Penerimaan Negara 2021 Lampaui Target, Sejumlah Kebijakan 2022 Akan Picu Kenaikan Harga

MONITORDAY.COM - Kabar baik menutup akhir tahun 2021 lalu. Di bidang keuangan, target pendapatan bahkan terlampaui. Menteri Keuangan (Menkeu) Sri Mulyani Indrawati menyampaikan bahwa pelaksanaan APBN 2021 mencatatkan kinerja positif dan melebihi target dalam APBN 2021. Realisasi pendapatan negara hingga 31 Desember 2021 mampu tumbuh Rp2.003,1 triliun atau 114,9 persen dari target APBN 2021 yang sebesar Rp1.743,6 triliun.
Hal ini tentu menjadi pemicu untuk menjaga stabilitas neraca keuangan negara. Awal tahun 2022 menunjukkan tantangan besar yang harus dihadapi Indonesia. Data terbaru menunjukkan bahwa India mengalami lonjakan kasus Covid-19 hingga 5 kali lipat. Kita masih ingat di pertengahan tahun lalu, Indonesia mengalami lonjakan kasus yang sangat tinggi beberapa bulan setelah lonjakan kasus di India terjadi.
“Dengan asumsi yang mengalami deviasi ini, kita lihat APBN kita realisasinya yang sangat positif. Sampai dengan 31 Desember, pendapatan negara mencapai Rp2.003,1 triliun,” ujar Menkeu dalam Konferensi Pers Realisasi APBN 2021, Senin (03/01).
Ada proses dan hasil yang cukup mengesankan selama tahun 2021. Meski kita dihadang gelombang besar lonjakan kasus penularan dan kematian akibat pandemi. Capaian tersebut tumbuh 21,6 persen lebih tinggi dibandingkan APBN tahun 2020 yang sebesar Rp1.647,8 triliun.
“Ini adalah suatu recovery dan rebound yang sangat kuat. Tahun ini masih ada pandemi yang memukul dengan Delta dan Omicron, namun kita masih bisa tumbuh di 21,6 (persen),” kata Menkeu.

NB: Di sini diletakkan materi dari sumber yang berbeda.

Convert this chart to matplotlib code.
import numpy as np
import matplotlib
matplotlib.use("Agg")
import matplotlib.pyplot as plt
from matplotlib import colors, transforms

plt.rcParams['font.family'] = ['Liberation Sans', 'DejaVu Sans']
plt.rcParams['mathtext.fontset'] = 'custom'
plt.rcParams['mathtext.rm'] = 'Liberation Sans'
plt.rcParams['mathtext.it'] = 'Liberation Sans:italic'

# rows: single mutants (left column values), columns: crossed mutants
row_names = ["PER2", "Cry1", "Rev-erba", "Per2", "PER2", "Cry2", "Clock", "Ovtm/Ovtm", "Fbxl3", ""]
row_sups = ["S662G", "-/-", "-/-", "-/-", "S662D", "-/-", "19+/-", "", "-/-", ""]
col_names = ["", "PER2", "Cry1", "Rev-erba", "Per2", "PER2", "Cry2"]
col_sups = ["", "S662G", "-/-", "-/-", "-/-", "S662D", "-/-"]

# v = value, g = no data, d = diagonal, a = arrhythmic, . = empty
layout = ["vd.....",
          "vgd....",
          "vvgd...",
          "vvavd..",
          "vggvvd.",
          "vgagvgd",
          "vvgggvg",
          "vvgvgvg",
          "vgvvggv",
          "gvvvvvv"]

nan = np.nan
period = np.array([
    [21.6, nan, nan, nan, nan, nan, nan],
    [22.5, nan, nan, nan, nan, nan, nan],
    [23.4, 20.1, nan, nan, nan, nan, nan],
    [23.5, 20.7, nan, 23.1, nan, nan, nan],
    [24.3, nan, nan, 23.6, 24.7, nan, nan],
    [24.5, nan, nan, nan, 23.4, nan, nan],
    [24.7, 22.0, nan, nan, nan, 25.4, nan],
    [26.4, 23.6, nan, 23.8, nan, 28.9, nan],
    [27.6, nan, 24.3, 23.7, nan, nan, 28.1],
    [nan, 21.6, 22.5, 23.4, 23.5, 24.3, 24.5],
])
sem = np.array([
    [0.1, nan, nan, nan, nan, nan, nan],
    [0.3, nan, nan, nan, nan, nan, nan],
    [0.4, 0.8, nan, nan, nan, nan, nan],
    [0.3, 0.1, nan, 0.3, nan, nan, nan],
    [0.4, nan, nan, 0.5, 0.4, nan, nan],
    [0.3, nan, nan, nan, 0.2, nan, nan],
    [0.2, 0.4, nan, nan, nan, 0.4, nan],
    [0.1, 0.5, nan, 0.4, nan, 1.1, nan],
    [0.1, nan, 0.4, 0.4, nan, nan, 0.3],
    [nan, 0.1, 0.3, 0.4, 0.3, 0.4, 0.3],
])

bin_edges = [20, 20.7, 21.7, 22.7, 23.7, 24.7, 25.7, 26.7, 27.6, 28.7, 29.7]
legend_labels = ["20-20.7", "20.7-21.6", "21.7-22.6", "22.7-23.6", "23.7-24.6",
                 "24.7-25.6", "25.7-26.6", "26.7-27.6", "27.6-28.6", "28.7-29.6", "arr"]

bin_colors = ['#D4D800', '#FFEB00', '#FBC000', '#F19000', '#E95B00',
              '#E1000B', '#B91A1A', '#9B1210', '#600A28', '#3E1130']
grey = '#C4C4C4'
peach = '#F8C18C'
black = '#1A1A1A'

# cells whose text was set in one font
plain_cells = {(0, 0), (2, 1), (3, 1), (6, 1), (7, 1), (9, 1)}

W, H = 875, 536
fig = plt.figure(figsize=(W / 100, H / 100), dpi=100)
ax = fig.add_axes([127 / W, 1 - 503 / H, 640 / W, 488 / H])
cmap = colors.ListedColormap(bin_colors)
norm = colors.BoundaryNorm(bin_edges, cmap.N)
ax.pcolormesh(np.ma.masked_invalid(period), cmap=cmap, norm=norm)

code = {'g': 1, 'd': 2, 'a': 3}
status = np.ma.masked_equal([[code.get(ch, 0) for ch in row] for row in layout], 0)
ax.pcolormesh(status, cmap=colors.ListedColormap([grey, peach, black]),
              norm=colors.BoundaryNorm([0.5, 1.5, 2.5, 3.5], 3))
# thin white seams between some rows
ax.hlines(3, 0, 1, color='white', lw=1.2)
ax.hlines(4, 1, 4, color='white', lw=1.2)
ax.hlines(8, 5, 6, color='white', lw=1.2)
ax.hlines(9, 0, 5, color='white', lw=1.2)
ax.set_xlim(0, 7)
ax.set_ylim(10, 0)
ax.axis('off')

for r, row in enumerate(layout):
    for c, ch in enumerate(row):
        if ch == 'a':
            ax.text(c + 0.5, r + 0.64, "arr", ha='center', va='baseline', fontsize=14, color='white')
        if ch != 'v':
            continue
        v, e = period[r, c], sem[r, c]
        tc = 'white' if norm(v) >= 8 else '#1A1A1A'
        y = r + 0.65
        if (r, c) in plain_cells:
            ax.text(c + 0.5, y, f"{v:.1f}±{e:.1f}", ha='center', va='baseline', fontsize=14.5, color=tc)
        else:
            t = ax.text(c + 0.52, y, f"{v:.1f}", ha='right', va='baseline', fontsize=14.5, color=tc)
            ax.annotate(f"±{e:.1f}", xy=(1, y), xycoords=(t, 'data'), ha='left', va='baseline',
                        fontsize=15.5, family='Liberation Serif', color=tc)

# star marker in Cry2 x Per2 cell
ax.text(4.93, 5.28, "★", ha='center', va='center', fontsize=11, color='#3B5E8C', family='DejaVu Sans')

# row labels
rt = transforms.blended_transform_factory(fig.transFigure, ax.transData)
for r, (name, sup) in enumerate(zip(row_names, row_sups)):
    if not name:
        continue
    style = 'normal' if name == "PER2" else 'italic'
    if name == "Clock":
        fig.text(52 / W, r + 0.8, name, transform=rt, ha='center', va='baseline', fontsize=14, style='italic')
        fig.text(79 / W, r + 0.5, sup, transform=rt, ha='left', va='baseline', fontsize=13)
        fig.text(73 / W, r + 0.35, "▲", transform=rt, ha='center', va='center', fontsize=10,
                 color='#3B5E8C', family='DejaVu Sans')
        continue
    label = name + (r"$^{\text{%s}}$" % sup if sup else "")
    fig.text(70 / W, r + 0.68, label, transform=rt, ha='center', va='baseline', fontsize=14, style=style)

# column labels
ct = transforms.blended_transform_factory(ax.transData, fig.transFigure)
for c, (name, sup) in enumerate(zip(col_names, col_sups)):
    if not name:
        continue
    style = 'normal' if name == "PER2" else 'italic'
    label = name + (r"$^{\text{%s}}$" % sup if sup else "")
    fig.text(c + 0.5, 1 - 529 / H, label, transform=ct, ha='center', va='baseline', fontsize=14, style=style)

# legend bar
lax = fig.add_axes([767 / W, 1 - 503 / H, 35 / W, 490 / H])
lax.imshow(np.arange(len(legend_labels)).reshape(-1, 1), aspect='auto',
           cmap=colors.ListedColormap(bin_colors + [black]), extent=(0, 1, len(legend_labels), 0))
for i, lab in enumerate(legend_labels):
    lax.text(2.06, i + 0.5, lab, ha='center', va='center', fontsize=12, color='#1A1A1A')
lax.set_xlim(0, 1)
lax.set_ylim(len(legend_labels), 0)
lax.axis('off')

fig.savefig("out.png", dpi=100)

Menkeu memaparkan realisasi sementara penerimaan pajak telah mencapai Rp1.277,5 triliun atau 103,9 persen dari target APBN 2021 yang sebesar Rp1.229,6 triliun. Capaian ini tumbuh 19,2 persen dari penerimaan pajak tahun 2020 lalu yang sebesar Rp1.072,1 triliun akibat terpukul pandemi Covid-19.

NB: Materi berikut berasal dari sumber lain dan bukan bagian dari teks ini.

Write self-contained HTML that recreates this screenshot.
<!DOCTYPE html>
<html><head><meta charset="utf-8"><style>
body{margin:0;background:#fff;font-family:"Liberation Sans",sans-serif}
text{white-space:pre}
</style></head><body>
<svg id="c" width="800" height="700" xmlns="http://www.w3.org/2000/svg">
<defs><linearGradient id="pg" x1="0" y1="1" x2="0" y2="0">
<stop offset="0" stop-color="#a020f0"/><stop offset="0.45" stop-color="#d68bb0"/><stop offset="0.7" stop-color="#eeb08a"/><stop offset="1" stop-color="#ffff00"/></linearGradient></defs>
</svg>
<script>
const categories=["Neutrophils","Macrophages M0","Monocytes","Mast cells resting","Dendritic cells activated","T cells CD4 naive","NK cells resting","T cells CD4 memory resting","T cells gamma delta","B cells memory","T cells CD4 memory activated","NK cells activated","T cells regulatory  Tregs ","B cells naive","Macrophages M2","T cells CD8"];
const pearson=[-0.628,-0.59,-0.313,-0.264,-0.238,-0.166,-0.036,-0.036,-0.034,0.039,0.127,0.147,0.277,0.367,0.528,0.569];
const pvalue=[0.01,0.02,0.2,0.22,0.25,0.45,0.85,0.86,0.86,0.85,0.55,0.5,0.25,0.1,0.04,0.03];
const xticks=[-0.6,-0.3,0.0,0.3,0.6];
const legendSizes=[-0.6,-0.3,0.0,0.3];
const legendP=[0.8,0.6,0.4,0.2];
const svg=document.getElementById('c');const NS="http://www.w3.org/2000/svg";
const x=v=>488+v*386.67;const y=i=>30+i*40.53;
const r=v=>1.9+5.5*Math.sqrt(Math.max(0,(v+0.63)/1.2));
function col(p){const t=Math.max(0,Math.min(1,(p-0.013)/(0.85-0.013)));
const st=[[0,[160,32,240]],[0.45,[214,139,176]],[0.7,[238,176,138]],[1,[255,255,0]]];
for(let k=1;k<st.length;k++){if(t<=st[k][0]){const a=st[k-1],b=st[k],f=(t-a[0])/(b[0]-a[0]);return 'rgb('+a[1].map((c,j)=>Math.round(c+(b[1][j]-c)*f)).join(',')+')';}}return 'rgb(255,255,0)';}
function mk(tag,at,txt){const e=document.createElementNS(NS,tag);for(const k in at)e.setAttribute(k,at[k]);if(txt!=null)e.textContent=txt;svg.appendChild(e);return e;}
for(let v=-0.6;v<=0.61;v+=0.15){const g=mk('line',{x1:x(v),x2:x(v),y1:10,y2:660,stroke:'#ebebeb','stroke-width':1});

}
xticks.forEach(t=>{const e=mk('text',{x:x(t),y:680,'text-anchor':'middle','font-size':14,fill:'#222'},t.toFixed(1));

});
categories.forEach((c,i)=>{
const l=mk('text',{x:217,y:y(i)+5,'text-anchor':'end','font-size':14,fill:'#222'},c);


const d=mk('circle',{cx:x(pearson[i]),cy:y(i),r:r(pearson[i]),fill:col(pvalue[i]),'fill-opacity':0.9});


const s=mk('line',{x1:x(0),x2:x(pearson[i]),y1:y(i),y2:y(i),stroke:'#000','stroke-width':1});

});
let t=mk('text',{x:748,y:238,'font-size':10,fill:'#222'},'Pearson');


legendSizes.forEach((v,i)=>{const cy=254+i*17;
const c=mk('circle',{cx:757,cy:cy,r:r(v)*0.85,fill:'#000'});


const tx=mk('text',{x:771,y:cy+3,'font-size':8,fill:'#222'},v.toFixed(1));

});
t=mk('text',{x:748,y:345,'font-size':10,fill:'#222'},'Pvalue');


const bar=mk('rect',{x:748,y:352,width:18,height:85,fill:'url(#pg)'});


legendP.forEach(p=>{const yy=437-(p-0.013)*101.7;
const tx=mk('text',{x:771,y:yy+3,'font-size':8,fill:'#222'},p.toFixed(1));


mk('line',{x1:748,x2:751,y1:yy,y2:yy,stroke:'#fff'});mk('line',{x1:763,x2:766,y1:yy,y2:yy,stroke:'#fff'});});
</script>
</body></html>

“Jadi (penerimaan pajak) kita Rp47,9 triliun lebih tinggi dari target APBN,” ujar Menkeu.
Sementara, penerimaan kepabeanan dan cukai mencapai Rp269 triliun atau 125,1 persen dari target yang ditetapkan dalam APBN 2021 sebesar Rp215 triliun.
“Tahun lalu, (penerimaan) bea dan cukai mencapai Rp213 triliun dan relatif stabil, tapi tetap sedikit kontraktif, terutama untuk bea masuk dan keluarnya. Jadi kalau sekarang tumbuh 26,3 persen, itu adalah suatu recovery yang luar biasa,” kata Menkeu.
Di sisi lain, penerimaan negara bukan pajak (PNBP) telah mencapai Rp452 triliun atau 151,6 persen dari target APBN 2021 sebesar Rp298,2 triliun. Realisasi ini tumbuh 31,5 persen dibandingkan tahun 2020 yang sebesar Rp343,8 triliun.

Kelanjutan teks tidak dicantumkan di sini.